◆ Data provided

● ● ● ● ●

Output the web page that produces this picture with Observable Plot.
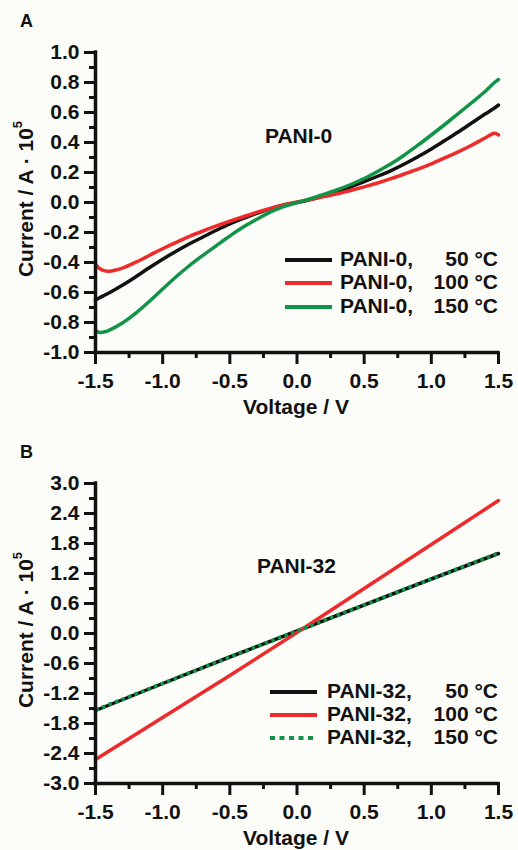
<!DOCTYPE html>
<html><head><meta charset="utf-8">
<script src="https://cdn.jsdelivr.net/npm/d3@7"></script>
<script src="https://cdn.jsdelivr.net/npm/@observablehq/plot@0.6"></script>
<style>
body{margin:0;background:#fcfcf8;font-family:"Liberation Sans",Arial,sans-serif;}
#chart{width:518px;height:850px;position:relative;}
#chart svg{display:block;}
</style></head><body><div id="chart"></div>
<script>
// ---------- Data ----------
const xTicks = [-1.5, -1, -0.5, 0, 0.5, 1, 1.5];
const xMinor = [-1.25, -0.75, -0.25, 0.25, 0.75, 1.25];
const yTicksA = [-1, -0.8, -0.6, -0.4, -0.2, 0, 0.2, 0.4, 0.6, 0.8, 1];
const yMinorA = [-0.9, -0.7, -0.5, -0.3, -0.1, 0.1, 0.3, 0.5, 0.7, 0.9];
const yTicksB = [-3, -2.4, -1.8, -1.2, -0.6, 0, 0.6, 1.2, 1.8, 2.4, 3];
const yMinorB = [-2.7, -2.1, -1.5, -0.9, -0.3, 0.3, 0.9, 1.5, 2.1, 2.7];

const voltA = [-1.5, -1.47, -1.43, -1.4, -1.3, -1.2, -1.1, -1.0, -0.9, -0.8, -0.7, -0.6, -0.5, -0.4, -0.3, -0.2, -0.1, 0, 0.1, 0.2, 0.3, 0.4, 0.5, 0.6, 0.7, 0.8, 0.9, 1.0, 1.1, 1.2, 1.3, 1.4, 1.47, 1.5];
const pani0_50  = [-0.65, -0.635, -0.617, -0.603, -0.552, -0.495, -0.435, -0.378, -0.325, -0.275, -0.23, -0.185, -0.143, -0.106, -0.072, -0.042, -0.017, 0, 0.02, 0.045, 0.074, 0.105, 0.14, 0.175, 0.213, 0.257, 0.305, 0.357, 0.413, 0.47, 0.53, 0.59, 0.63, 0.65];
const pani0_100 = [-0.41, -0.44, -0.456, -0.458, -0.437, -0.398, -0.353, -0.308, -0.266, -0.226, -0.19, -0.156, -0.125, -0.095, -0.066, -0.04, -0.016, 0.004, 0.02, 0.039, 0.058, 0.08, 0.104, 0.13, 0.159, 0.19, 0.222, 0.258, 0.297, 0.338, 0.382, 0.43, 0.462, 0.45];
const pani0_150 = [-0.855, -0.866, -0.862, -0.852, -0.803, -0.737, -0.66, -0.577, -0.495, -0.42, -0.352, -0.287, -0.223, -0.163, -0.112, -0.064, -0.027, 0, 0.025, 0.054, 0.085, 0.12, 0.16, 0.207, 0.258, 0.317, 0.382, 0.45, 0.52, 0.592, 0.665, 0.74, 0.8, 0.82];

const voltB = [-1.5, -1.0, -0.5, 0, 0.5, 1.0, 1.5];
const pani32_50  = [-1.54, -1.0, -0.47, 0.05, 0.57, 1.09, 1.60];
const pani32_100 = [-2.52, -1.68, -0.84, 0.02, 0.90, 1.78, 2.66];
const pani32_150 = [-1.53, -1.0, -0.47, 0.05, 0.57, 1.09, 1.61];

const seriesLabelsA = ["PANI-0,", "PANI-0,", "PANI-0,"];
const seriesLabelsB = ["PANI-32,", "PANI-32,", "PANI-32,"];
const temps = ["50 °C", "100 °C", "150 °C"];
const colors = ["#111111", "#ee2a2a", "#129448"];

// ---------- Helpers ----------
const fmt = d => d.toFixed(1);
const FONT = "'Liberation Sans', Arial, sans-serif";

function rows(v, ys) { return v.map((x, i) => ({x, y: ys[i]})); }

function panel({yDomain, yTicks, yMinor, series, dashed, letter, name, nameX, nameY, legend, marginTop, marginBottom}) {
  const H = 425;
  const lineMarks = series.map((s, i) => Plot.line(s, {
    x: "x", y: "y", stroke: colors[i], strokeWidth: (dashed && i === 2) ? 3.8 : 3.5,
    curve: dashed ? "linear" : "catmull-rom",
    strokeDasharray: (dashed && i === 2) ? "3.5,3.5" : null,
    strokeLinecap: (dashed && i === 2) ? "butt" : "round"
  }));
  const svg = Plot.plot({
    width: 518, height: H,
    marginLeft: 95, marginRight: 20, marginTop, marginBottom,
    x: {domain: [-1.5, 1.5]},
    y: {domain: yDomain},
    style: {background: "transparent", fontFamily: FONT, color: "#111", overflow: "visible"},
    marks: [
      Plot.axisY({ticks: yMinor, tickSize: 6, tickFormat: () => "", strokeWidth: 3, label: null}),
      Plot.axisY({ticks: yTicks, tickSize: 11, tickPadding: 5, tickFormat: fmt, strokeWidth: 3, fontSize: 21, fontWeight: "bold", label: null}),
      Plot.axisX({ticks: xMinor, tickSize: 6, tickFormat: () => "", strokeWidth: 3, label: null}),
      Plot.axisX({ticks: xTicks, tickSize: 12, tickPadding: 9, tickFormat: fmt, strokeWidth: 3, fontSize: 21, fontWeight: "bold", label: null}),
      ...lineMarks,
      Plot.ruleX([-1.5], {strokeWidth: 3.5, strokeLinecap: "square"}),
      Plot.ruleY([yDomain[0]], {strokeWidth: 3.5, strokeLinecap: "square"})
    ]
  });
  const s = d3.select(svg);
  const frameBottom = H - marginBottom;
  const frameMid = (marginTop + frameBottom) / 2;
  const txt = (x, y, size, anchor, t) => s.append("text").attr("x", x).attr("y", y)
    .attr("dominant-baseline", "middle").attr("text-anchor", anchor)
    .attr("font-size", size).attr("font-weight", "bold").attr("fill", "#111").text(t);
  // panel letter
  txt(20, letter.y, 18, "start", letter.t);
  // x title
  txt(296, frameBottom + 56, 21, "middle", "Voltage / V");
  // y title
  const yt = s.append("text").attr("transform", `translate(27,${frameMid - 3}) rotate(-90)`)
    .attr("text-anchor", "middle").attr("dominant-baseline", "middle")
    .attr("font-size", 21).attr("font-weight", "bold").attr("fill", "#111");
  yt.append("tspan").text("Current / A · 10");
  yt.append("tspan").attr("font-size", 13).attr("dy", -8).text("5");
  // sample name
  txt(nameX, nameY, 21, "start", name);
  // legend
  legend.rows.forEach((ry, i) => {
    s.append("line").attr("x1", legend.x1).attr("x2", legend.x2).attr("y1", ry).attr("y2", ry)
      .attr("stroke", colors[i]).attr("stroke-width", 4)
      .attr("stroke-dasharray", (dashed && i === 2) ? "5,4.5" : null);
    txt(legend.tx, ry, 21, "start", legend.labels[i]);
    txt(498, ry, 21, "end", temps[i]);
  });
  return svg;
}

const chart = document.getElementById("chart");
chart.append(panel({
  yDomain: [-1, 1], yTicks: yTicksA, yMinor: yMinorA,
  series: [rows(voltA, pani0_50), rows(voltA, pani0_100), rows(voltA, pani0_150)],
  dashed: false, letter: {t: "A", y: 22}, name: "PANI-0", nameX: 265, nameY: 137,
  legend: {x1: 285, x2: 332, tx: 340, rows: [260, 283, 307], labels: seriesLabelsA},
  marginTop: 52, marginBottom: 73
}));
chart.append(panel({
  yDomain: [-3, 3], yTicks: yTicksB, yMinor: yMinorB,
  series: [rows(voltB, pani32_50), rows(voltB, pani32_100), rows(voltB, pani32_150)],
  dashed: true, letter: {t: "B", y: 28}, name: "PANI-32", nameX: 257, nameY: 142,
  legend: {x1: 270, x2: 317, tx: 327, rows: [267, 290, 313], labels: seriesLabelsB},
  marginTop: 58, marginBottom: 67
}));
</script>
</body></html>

● ● ● ● ●

◆ Written problem
Your task is to return the lines above, from the first one up to and including the line containing "1.5, 2.1, 2.7];", minus any pictures.

◆ Exercise answer
Output the web page that produces this picture with Observable Plot.
<!DOCTYPE html>
<html><head><meta charset="utf-8">
<script src="https://cdn.jsdelivr.net/npm/d3@7"></script>
<script src="https://cdn.jsdelivr.net/npm/@observablehq/plot@0.6"></script>
<style>
body{margin:0;background:#fcfcf8;font-family:"Liberation Sans",Arial,sans-serif;}
#chart{width:518px;height:850px;position:relative;}
#chart svg{display:block;}
</style></head><body><div id="chart"></div>
<script>
// ---------- Data ----------
const xTicks = [-1.5, -1, -0.5, 0, 0.5, 1, 1.5];
const xMinor = [-1.25, -0.75, -0.25, 0.25, 0.75, 1.25];
const yTicksA = [-1, -0.8, -0.6, -0.4, -0.2, 0, 0.2, 0.4, 0.6, 0.8, 1];
const yMinorA = [-0.9, -0.7, -0.5, -0.3, -0.1, 0.1, 0.3, 0.5, 0.7, 0.9];
const yTicksB = [-3, -2.4, -1.8, -1.2, -0.6, 0, 0.6, 1.2, 1.8, 2.4, 3];
const yMinorB = [-2.7, -2.1, -1.5, -0.9, -0.3, 0.3, 0.9, 1.5, 2.1, 2.7];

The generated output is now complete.